Internationally acclaimed pianist and one-time UGA student Charles Wadsworth will return to campus on March 29 to host a special concert as part of celebrations surrounding his 80th birthday.
“Charles Wadsworth and Friends” will be held in the Hugh Hodgson Concert Hall at 7:30 p.m. The concert is open free to the public.
Wadsworth, founder of the Chamber Music Society of Lincoln Center, will perform with UGA faculty member Angela Jones-Reus, flute; Chee-Yun, violin; Edward Arron, cello; Courtenay Budd, soprano; and Jeewon Park, piano. The concert will include works by Bach, Saint-Saens, Brahms, Weber, Rachmaninoff and Wadsworth.
“The program is an exciting and entertaining collection of various works and movements from larger works, performed in a relaxed atmosphere by relaxed artists,” said Wadsworth. “The pieces are intended to reflect my musical journeys and experiences over the past 80 years.”
Wadsworth studied for eight years with Hugh Hodgson, the founder and first director of what is now the Hugh Hodgson School of Music at UGA and part of the Franklin College of Arts and Sciences. Hodgson and Despy Karlas, a retired music school faculty member and also his teacher at UGA, encouraged Wadsworth to attend the Julliard School of Music in New York City, and this led to his lifelong career as an international champion of chamber music performances.
Following his performance in Athens, he will travel the next day to Charleston to begin his 50th and final year as chamber music director for the Piccolo Spoleto Arts Festival.
A native of Newnan, Wadsworth has performed all over the world. He is married to Susan Wadsworth, a Vassar graduate and founder of Young Concert Artists Inc. They reside in New York City and have been married for 50 years.
In September 2005, Wadsworth spoke at the dedication ceremony for the Hugh Hodgson School of Music. This was followed by fulfilling his expressed desire to perform at UGA, which was accomplished at the 10th anniversary celebration of the Performing and Visual Arts Complex in 2006.
Wadsworth has been acclaimed both as a pianist and as the creator of chamber music events worldwide. He first drew international attention in 1960 at the Festival of Two Worlds in Spoleto, Italy, where he originated the festival’s famed Midday Concerts (Concerti di Mezzogiorno). In 1977, he started the chamber concert series of the Spoleto USA Festival in Charleston, which he continues to direct, perform as pianist and introduce as its acclaimed host.
In 1969, he organized and performed in the opening concerts of Alice Tully Hall. As founding artistic director of the Chamber Music Society of Lincoln Center, he then led 20 seasons of concerts.
He commissioned 65 new chamber works from such celebrated composers as Pierre Boulez, Samuel Barber and Leonard Bernstein as well as young composers.

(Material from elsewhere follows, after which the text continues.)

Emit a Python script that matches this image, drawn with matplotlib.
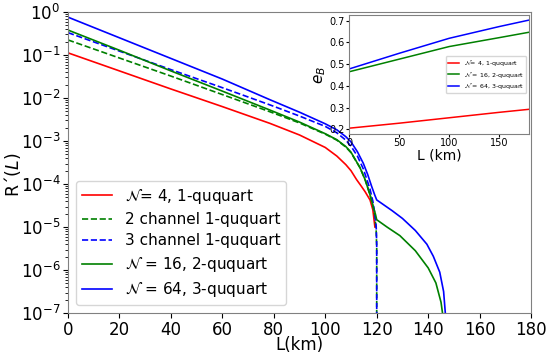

He presented in his concerts such artists as Beverly Sills, Dietrich Fischer-Dieskau and André Watts and brought to public attention such then-new artists as Kathleen Battle, Richard Goode, Yo-Yo Ma, Peter Serkin, Pinchas Zukerman and Jessye Norman.
The wealth and variety of repertoire he unearthed and the success of his programming have inspired new generations of artists to perform chamber music and fostered the creation of chamber music festivals and organizations throughout the U.S. and around the world. For these achievements, he has been honored by the French government as a Chevalier in the Order of Arts and Letters and by Italy as a Cavaliere Ufficiale in the Order of Merit.